I wish Newland Archer wasn’t so hittable (I wrote “hateable” at first, which got autocorrected into “hittable,” but I’m not mad about it) of a character because it really made me not want to continue reading the book. I honestly felt like the book was supposed to read as satire—Newland, throughout the entire book, was basically just like “Do you know what I know that you know that I know that you are thinking?” What if all the unspoken rules of upper-class New York society were just imagined in Newland’s head... He jumps to assumptions faster than the amount of time it takes for me to fall asleep in class. Bro is just monologuing in third-person for 75% of the book and thinking that he is the shit.

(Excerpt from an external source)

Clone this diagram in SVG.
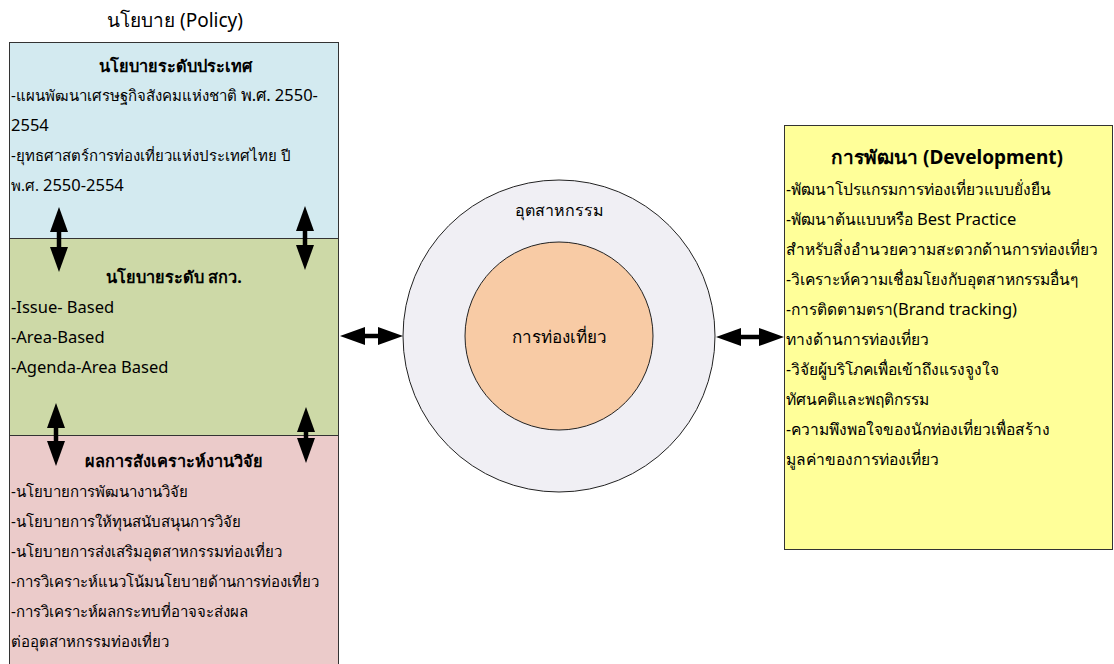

Props to Wharton for making him so hittable, but I think there’s a certain threshold of hittableness that you shouldn’t cross, and she definitely crossed it. Maybe it’s partly because I had just finished reading Barchester Towers when starting this book (which has very strong characters), but I found the other characters in this book to be somewhat lackluster. I felt like I was being character-bombed in the beginning of the novel, and some of the characters were just so unmemorable that it got to a point where I just gave up on looking at the Wikipedia character summaries and moved on with my life not being able to attribute character names to their traits. Maybe Wharton intended it to partly be a reflection of what this book discusses so much—the sameness and repetitiveness of upperclass New York society in the 1870s—but there are ways to make even boring characters memorable. The only three characters of this book I remember are May Welland, Ellen Olenska, and Newland Archer—which makes sense because their love triangle was the center of the novel—and I’m remembering Mrs Manson Mingott now, who was just constantly fat-shamed throughout the entire book. As for the plot, I feel like it took 100 pages for the plot to actually pick up speed. I would’ve dropped this book after 50 pages if I wasn’t reading it for class. All of this being said, I think the one thing that I thought was good was the writing style. There is no denying that she has writing talent—it’s just the slow plot and annoying asf character(s) that made me want to bash myself in the head.